Il résulte de ces aperçus que la théorie sociale de Marx se présente expressément comme une tentative d’analyse objective d’un mouvement historique et non comme un code moral ou politique d’une praxis révolutionnaire tendant à réaliser un idéal de vie sociale ; comme révélation d’un processus de développement englobant choses et individus et non comme somme de normes à l’usage de partis et d’élites aspirant au pouvoir. toutefois, ce n’est là que l’aspect extérieur et avoué de cette théorie qui suit une double trajectoire conceptuelle dont l’une possède une orientation rigoureusement déterministe et l’autre se dirige librement vers l’objectif imaginaire d’une société anarchiste.

« Ce n’est pas dans le passé, mais uniquement dans l’avenir que la Révolution sociale du XIXe siècle pourra trouver la source de sa poésie. Elle ne pourra commencer par elle-même avant de s’être libérée de toute croyance superstitieuse dans le passé » (Dix-huit Brumaire, 1852).

Le passé, c’est la nécessité irrémédiable, et l’observateur armé de tous les instruments d’analyse est en mesure d’expliquer l’enchaînement des phénomènes aperçus. Mais s’il est vain d’espérer l’accomplissement de tous les rêves que l’humanité, à travers ses prophètes et ses visionnaires, a pu nourrir, l’avenir pourrait du moins apporter aux hommes la fin des institutions qui ont réduit leur vie à un état permanent de servitude dans tous les domaines sociaux. Tel est, rapidement esquissé, le lien entre la théorie et l’utopie dans l’enseignement de Marx qui s’est formellement proclamé « anarchiste » lorsqu’il écrivait :

« Tous les socialistes entendent par anarchie ceci : le but du mouvement prolétaire, l’abolition des classes, une fois atteint, le pouvoir de l’État [...] disparaît et les fonctions gouvernementales se transforment en de simples fonctions administratives » (Les Prétendues Scissions dans l’Internationale, 1872).


Maximilien Rubel, 1973

[1] Le cadre de cet essai ne permettant pas d’étendre notre démonstration, nous nous bornons à citer trois textes réduisant par avance à néant la légende - bakounienne et léniniste - d’un Marx « adorateur de l’État » et « apôtre du communisme d’État », ou identifiant la dictature du prolétariat à la dictature d’un parti, voire d’un homme.

a) « Notes en marges d’un livre de Bakounine Étatisme et anarchie »(Genève, 1873, en russe). Principaux thèmes : dictature du prolétariat et maintien de la petite propriété paysanne ; conditions économiques et révolution sociale ; disparition de l’État et transformation des fonctions politiques et fonctions administratives des communes coopératives autogérées.

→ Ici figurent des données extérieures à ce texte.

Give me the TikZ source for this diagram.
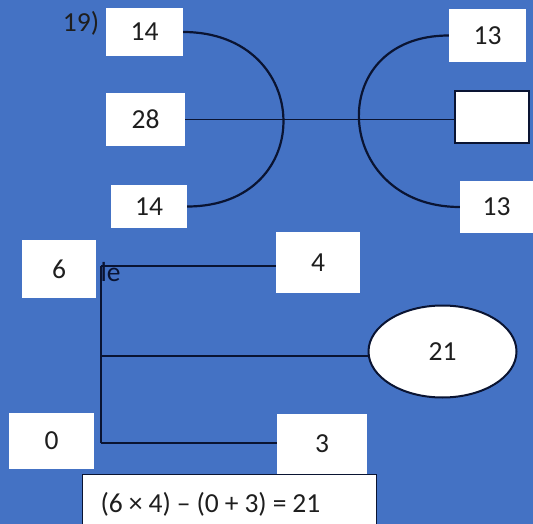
\documentclass[tikz,border=0pt]{standalone}
\usepackage{fontspec}
\setmainfont{Carlito}
\usetikzlibrary{shapes.geometric}
\definecolor{bgblue}{RGB}{68,114,196}
\definecolor{inkline}{RGB}{10,20,50}
\definecolor{txt}{RGB}{30,30,30}
\newcommand{\gp}{\hspace{6pt}}
\tikzset{
  lblfont/.style={font=\fontsize{27.5}{32}\selectfont},
  wbox/.style={fill=white, inner sep=0pt, text=txt, lblfont},
  obox/.style={wbox, draw=inkline, line width=1.2pt},
  conn/.style={draw=inkline, line width=1.8pt},
}
\begin{document}
\begin{tikzpicture}[x=1pt,y=-1pt]
\useasboundingbox (0,0) rectangle (533,524);
\fill[bgblue] (0,0) rectangle (533,524);

% top section
\node[text=txt, lblfont] (lab) at (81,23) {19)};
\node[wbox, minimum width=77pt, minimum height=48pt] (t14) at (144.5,32) {14};
\node[wbox, minimum width=79pt, minimum height=53pt] (n28) at (145.5,119.5) {28};
\node[wbox, minimum width=76pt, minimum height=43pt] (b14) at (149,206.5) {14};
\node[wbox, minimum width=77pt, minimum height=53pt] (t13) at (487.5,35.5) {13};
\node[obox, minimum width=74pt, minimum height=52pt] (emp) at (492,117) {};
\node[wbox, minimum width=73pt, minimum height=52pt] (b13) at (496.5,207) {13};

\draw[conn, line width=2.2pt] (t14.east) .. controls +(131,0) and +(131,0) .. (b14.east);
\draw[conn, line width=2.2pt] (t13.west) .. controls +(-127,0) and +(-127,0) .. (b13.west);
\draw[conn] (n28.east) -- (n28.east -| emp.west);

% bottom section
\node[anchor=base west, text=inkline, lblfont] (frag) at (97,281) {le};
\node[wbox, minimum width=74pt, minimum height=58pt] (n6) at (59,269) {6};
\node[wbox, minimum width=84pt, minimum height=61pt] (n4) at (318,262.5) {4};
\node[wbox, draw=inkline, line width=2pt, ellipse, minimum width=148pt, minimum height=92pt] (ell) at (442.5,351.5) {21};
\node[wbox, minimum width=85pt, minimum height=56pt] (n0) at (51.5,441) {0};
\node[wbox, minimum width=90pt, minimum height=60pt] (n3) at (322,444) {3};
\node[obox, anchor=north west, minimum width=294pt, minimum height=60pt,
      text width=258pt, align=left, inner xsep=18pt] (form) at (82,474)
      {(6\gp×\gp4)\gp–\gp(0\gp+\gp3)\gp=\gp21};

\coordinate (h1) at (101,266);
\coordinate (h2) at (101,356);
\coordinate (h3) at (101,443);
\draw[conn] (h1) -- (h3);
\draw[conn] (h1) -- (h1 -| n4.west);
\draw[conn] (h2) -- (h2 -| ell.west);
\draw[conn] (h3) -- (h3 -| n3.west);
\end{tikzpicture}
\end{document}
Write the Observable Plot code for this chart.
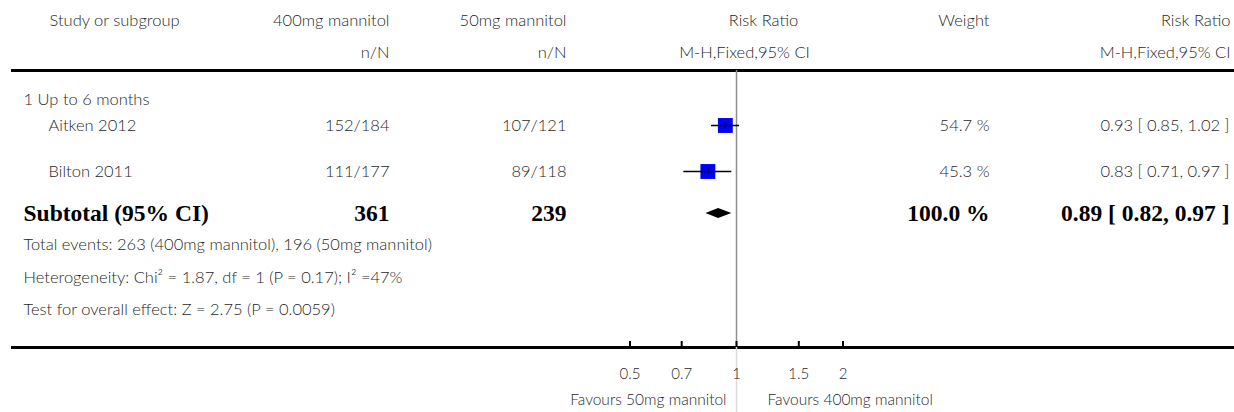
<!DOCTYPE html>
<html><head><meta charset="utf-8">
<script src="https://cdn.jsdelivr.net/npm/d3@7"></script>
<script src="https://cdn.jsdelivr.net/npm/@observablehq/plot@0.6"></script>
<style>html,body{margin:0;padding:0;background:#fff;}</style>
</head><body><div id="chart"></div>
<script>
// ---- data ----
const studies = ["Aitken 2012", "Bilton 2011"];
const events400 = [152, 111];
const total400 = [184, 177];
const events50 = [107, 89];
const total50 = [121, 118];
const riskRatio = [0.93, 0.83];
const ciLow = [0.85, 0.71];
const ciHigh = [1.02, 0.97];
const weights = [54.7, 45.3];
const pooledRR = [0.89, 0.82, 0.97]; // estimate, low, high
const pooledN = [361, 239];
const pooledWeight = 100.0;
const groupLabel = "1 Up to 6 months";
const footnotes = [
  "Total events: 263 (400mg mannitol), 196 (50mg mannitol)",
  "Heterogeneity: Chi\u00B2 = 1.87, df = 1 (P = 0.17); I\u00B2 =47%",
  "Test for overall effect: Z = 2.75 (P = 0.0059)"
];
const axisTicks = [0.5, 0.7, 1, 1.5, 2];
const favoursLabels = ["Favours 50mg mannitol", "Favours 400mg mannitol"];

// ---- layout ----
const W = 1234, H = 412;
const Y = {head1: 20, head2: 52, rule: 70, group: 99, studies: [125, 171], subtotal: 213,
           notes: [244, 277, 309], axis: 347, tickLabel: 374, favours: 400};
const SANS = "Lato, 'Gill Sans', 'Open Sans', sans-serif";
const SERIF = "'Liberation Serif', 'Times New Roman', serif";
const INK = "#1f1f1f";
const FS = 16.5, BFS = 23.5;

const fmt2 = d => d.toFixed(2);
const rows = studies.map((s, i) => ({
  study: s, y: Y.studies[i],
  a: `${events400[i]}/${total400[i]}`, b: `${events50[i]}/${total50[i]}`,
  rr: riskRatio[i], lo: ciLow[i], hi: ciHigh[i],
  w: `${weights[i].toFixed(1)} %`,
  ci: `${fmt2(riskRatio[i])} [ ${fmt2(ciLow[i])}, ${fmt2(ciHigh[i])} ]`
}));
const pooledRow = {y: Y.subtotal, rr: pooledRR[0], lo: pooledRR[1], hi: pooledRR[2]};
const diamond = [
  {x: pooledRow.lo, y1: pooledRow.y, y2: pooledRow.y},
  {x: pooledRow.rr, y1: pooledRow.y - 5, y2: pooledRow.y + 5},
  {x: pooledRow.hi, y1: pooledRow.y, y2: pooledRow.y}
];

function col(data, opts) {
  const {dx, anchor = "start", bold = false, size} = opts;
  return Plot.text(data, {
    y: opts.y, text: opts.text, frameAnchor: "left", dx, textAnchor: anchor,
    fontFamily: bold ? SERIF : SANS, fontWeight: bold ? "bold" : 300,
    fontSize: size ?? (bold ? BFS : FS), fill: bold ? "#000" : INK
  });
}
const one = (t, y) => [{t, y}];

const chart = Plot.plot({
  width: W, height: H,
  marginLeft: 0, marginRight: 0, marginTop: 0, marginBottom: H - Y.axis,
  style: {fontFamily: SANS, fontSize: FS + "px", color: INK, background: "#fff"},
  x: {type: "log", domain: [0.5, 2], range: [629.5, 842.5], axis: null},
  y: {type: "linear", domain: [0, H], range: [0, H], axis: null},
  marks: [
    // header
    col(one("Study or subgroup", Y.head1), {y: "y", text: "t", dx: 49}),
    col(one("400mg mannitol", Y.head1), {y: "y", text: "t", dx: 389, anchor: "end"}),
    col(one("n/N", Y.head2), {y: "y", text: "t", dx: 389, anchor: "end"}),
    col(one("50mg mannitol", Y.head1), {y: "y", text: "t", dx: 566, anchor: "end"}),
    col(one("n/N", Y.head2), {y: "y", text: "t", dx: 566, anchor: "end"}),
    col(one("Risk Ratio", Y.head1), {y: "y", text: "t", dx: 763, anchor: "middle"}),
    col(one("M-H,Fixed,95% CI", Y.head2), {y: "y", text: "t", dx: 744, anchor: "middle"}),
    col(one("Weight", Y.head1), {y: "y", text: "t", dx: 989, anchor: "end"}),
    col(one("Risk Ratio", Y.head1), {y: "y", text: "t", dx: 1230, anchor: "end"}),
    col(one("M-H,Fixed,95% CI", Y.head2), {y: "y", text: "t", dx: 1230, anchor: "end"}),
    // horizontal rules
    Plot.ruleY([Y.rule, Y.axis], {y: d => d, insetLeft: 11, stroke: "#000", strokeWidth: 3}),
    // line of no effect
    Plot.ruleX([1], {y1: Y.rule, y2: Y.axis, stroke: "#8f8f8f", strokeWidth: 1.5}),
    Plot.ruleX([1], {y1: Y.axis, y2: H, stroke: "#dcdcdc", strokeWidth: 1.5}),
    // group label
    col(one(groupLabel, Y.group), {y: "y", text: "t", dx: 23}),
    // study rows
    col(rows, {y: "y", text: "study", dx: 48}),
    col(rows, {y: "y", text: "a", dx: 389, anchor: "end"}),
    col(rows, {y: "y", text: "b", dx: 566, anchor: "end"}),
    col(rows, {y: "y", text: "w", dx: 989, anchor: "end"}),
    col(rows, {y: "y", text: "ci", dx: 1229, anchor: "end"}),
    Plot.dot(rows, {x: "rr", y: "y", symbol: "square", r: 8.4, fill: "#0000ff", stroke: null}),
    Plot.ruleY(rows, {y: "y", x1: "lo", x2: "hi", stroke: "#000", strokeWidth: 1.5}),
    Plot.ruleX(rows, {x: "rr", y1: d => d.y - 3, y2: d => d.y + 3, stroke: "#000", strokeWidth: 1}),
    // subtotal
    col(one("Subtotal (95% CI)", Y.subtotal), {y: "y", text: "t", dx: 23, bold: true}),
    col(one(String(pooledN[0]), Y.subtotal), {y: "y", text: "t", dx: 389, anchor: "end", bold: true}),
    col(one(String(pooledN[1]), Y.subtotal), {y: "y", text: "t", dx: 566, anchor: "end", bold: true}),
    col(one(pooledWeight.toFixed(1) + " %", Y.subtotal), {y: "y", text: "t", dx: 989, anchor: "end", bold: true}),
    col(one(`${fmt2(pooledRR[0])} [ ${fmt2(pooledRR[1])}, ${fmt2(pooledRR[2])} ]`, Y.subtotal), {y: "y", text: "t", dx: 1229, anchor: "end", bold: true}),
    Plot.areaY(diamond, {x: "x", y1: "y1", y2: "y2", fill: "#000", curve: "linear"}),
    // footnotes
    col(footnotes.map((t, i) => ({t, y: Y.notes[i]})), {y: "y", text: "t", dx: 23}),
    // axis: ticks and tick labels through the x scale
    Plot.ruleX(axisTicks, {x: d => d, y1: Y.axis - 6, y2: Y.axis, stroke: "#000", strokeWidth: 2}),
    Plot.text(axisTicks, {x: d => d, y: () => Y.tickLabel, text: d => String(d),
      fontFamily: SANS, fontWeight: 300, fontSize: 15, fill: INK}),
    Plot.text([favoursLabels[0]], {x: () => 1, y: () => Y.favours, text: d => d, textAnchor: "end", dx: -10,
      fontFamily: SANS, fontWeight: 300, fontSize: 15.5, fill: INK}),
    Plot.text([favoursLabels[1]], {x: () => 1, y: () => Y.favours, text: d => d, textAnchor: "start", dx: 31,
      fontFamily: SANS, fontWeight: 300, fontSize: 15.5, fill: INK})
  ]
});
document.getElementById("chart").appendChild(chart);
</script>
</body></html>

b) Critique du programme du parti ouvrier allemand (Programme de Gotha), 1875. Principaux thèmes : les deux phases d’évolution de la société communiste fondée sur le mode de production coopérative ; la bourgeoisie, classe révolutionnaire ; action internationale des classes ouvrières ; critique de la « loi d’airain du salaire » ; rôle révolutionnaire des coopératives ouvrières de production ; enseignement primaire libéré de l’influence de la religion et de l’État ; dictature révolutionnaire du prolétariat considérée comme transition politique vers une transformation des fonctions étatiques en fonctions sociales.

c) Commune paysanne et perspectives révolutionnaires en Russie (réponse à Véra Zassoulitch), 1881. Principaux thèmes : la commune rurale, élément de régénération de la société russe ; ambivalence de la commune et influence du milieu historique ; développement de la commune et crise du capitalisme ; émancipation paysanne et exactions fiscales ; influence négative et risques de disparition de la commune ; menacée par l’État et le capital, la commune russe ne sera sauvée que par la révolution russe.

Ces trois documents constituent en quelque sorte la quintessence du livre que Marx pensait écrire sur l’État. Il conviendrait en outre de rappeler ici maint écrit d’Engels sur le thème de l’État, se rattachant directement ou indirectement à la théorie de Marx, sans toutefois qu’il y ait coïncidence absolue entre les deux positions.